┌────────

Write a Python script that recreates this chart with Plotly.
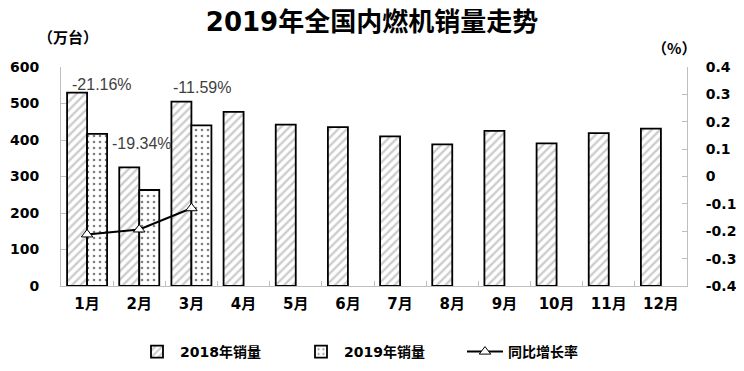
import plotly.graph_objects as go

months = ["1月", "2月", "3月", "4月", "5月", "6月", "7月", "8月", "9月", "10月", "11月", "12月"]
sales_2018 = [530, 325, 505, 477, 442, 435, 410, 388, 425, 391, 419, 431]
sales_2019 = [417, 263, 440, None, None, None, None, None, None, None, None, None]
growth = [-0.2116, -0.1934, -0.1159]
growth_labels = ["-21.16%", "-19.34%", "-11.59%"]
left_ticks = [0, 100, 200, 300, 400, 500, 600]
right_ticks = [-0.4, -0.3, -0.2, -0.1, 0, 0.1, 0.2, 0.3, 0.4]
right_tick_text = ["-0.4", "-0.3", "-0.2", "-0.1", "0", "0.1", "0.2", "0.3", "0.4"]

FONT = "DejaVu Sans, Noto Sans CJK SC"
CJK = "Noto Sans CJK SC, DejaVu Sans"
AXIS_GRAY = "#BFBFBF"

# page body has an 8px margin; size the figure to fit the 744x371 window
OFF = 8
W, H = 744 - 2 * OFF, 371 - 2 * OFF
L, R, T, B = 61 - OFF, 57 - OFF, 67 - OFF, 85 - OFF
pw, ph = W - L - R, H - T - B


def px_x(x):  # window px -> paper x
    return (x - OFF - L) / pw


def px_y(y):  # window px -> paper y
    return (H - B - (y - OFF)) / ph


fig = go.Figure()
fig.add_trace(go.Bar(
    x=months, y=sales_2018, name="2018年销量",
    marker=dict(color="white", line=dict(color="black", width=1.8),
                pattern=dict(shape="/", fgcolor="#999999", bgcolor="white", size=6, solidity=0.4)),
))
fig.add_trace(go.Bar(
    x=months, y=sales_2019, name="2019年销量",
    marker=dict(color="white", line=dict(color="black", width=1.8),
                pattern=dict(shape=".", fgcolor="black", bgcolor="white", size=6, solidity=0.15)),
))
fig.add_trace(go.Scatter(
    x=months[:len(growth)], y=growth, name="同比增长率", yaxis="y2",
    mode="lines+markers",
    line=dict(color="black", width=2),
    marker=dict(symbol="triangle-up", size=10, color="white", line=dict(color="black", width=1)),
))

label_shifts = [(15, 150), (3, 86), (11, 121)]
for i, (g, t) in enumerate(zip(growth, growth_labels)):
    dx, dy = label_shifts[i]
    fig.add_annotation(x=months[i], y=g, xref="x", yref="y2", text=t, showarrow=False,
                       xshift=dx, yshift=dy,
                       font=dict(family="Liberation Sans, Arial", size=16, color="#404040"))

unit_font = dict(family=CJK, size=15, color="black", weight="bold")
fig.add_annotation(x=px_x(68), y=px_y(37), xref="paper", yref="paper",
                   text="（万台）", showarrow=False, xanchor="center", yanchor="middle", font=unit_font)
fig.add_annotation(x=px_x(674), y=px_y(47), xref="paper", yref="paper",
                   text="（%）", showarrow=False, xanchor="center", yanchor="middle", font=unit_font)

fig.update_layout(
    width=W, height=H,
    margin=dict(l=L, r=R, t=T, b=B, autoexpand=False),
    paper_bgcolor="white", plot_bgcolor="white",
    barmode="group", bargap=0.233, bargroupgap=0,
    title=dict(text="2019年全国内燃机销量走势", x=0.5, xanchor="center",
               y=1 - (22 - OFF) / H, yanchor="middle", automargin=False,
               font=dict(family=FONT, size=26, color="black", weight="bold")),
    font=dict(family=FONT, color="black"),
    showlegend=True,
    legend=dict(orientation="h", x=px_x(380), xanchor="center", y=px_y(352), yanchor="middle",
                font=dict(family=FONT, size=14, color="black", weight="bold"),
                itemwidth=36, entrywidth=113, entrywidthmode="pixels", traceorder="normal"),
    xaxis=dict(type="category", range=[-0.5, len(months) - 0.5], autorange=False,
               showgrid=False, showline=True, linecolor=AXIS_GRAY, linewidth=1,
               ticks="inside", tickson="boundaries", ticklen=5, tickcolor=AXIS_GRAY,
               automargin=False, ticklabelstandoff=4,
               tickfont=dict(family=FONT, size=15, color="black", weight="bold")),
    yaxis=dict(range=[0, 600], tickvals=left_ticks, showgrid=False, zeroline=False,
               showline=True, linecolor=AXIS_GRAY, linewidth=1, automargin=False,
               ticks="inside", ticklen=5, tickcolor=AXIS_GRAY, ticklabelstandoff=18,
               tickfont=dict(family=FONT, size=14, color="black", weight="bold")),
    yaxis2=dict(range=[-0.4, 0.4], overlaying="y", side="right",
                tickvals=right_ticks, ticktext=right_tick_text, automargin=False,
                showgrid=False, zeroline=False, showline=True, linecolor=AXIS_GRAY, linewidth=1,
                ticks="inside", ticklen=5, tickcolor=AXIS_GRAY, ticklabelstandoff=15,
                tickfont=dict(family=FONT, size=14, color="black", weight="bold")),
)

fig.write_html("out.html")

└────────

→ **PROBLEM REQUIREMENTS**
Pictures excluded, repeat exactly the lines from the top of the material through the line with "return (H - B - (y - OFF)) / ph", including both of those lines.

→ **CORRECT RESULT**
Write a Python script that recreates this chart with Plotly.
import plotly.graph_objects as go

months = ["1月", "2月", "3月", "4月", "5月", "6月", "7月", "8月", "9月", "10月", "11月", "12月"]
sales_2018 = [530, 325, 505, 477, 442, 435, 410, 388, 425, 391, 419, 431]
sales_2019 = [417, 263, 440, None, None, None, None, None, None, None, None, None]
growth = [-0.2116, -0.1934, -0.1159]
growth_labels = ["-21.16%", "-19.34%", "-11.59%"]
left_ticks = [0, 100, 200, 300, 400, 500, 600]
right_ticks = [-0.4, -0.3, -0.2, -0.1, 0, 0.1, 0.2, 0.3, 0.4]
right_tick_text = ["-0.4", "-0.3", "-0.2", "-0.1", "0", "0.1", "0.2", "0.3", "0.4"]

FONT = "DejaVu Sans, Noto Sans CJK SC"
CJK = "Noto Sans CJK SC, DejaVu Sans"
AXIS_GRAY = "#BFBFBF"

# page body has an 8px margin; size the figure to fit the 744x371 window
OFF = 8
W, H = 744 - 2 * OFF, 371 - 2 * OFF
L, R, T, B = 61 - OFF, 57 - OFF, 67 - OFF, 85 - OFF
pw, ph = W - L - R, H - T - B


def px_x(x):  # window px -> paper x
    return (x - OFF - L) / pw


def px_y(y):  # window px -> paper y
    return (H - B - (y - OFF)) / ph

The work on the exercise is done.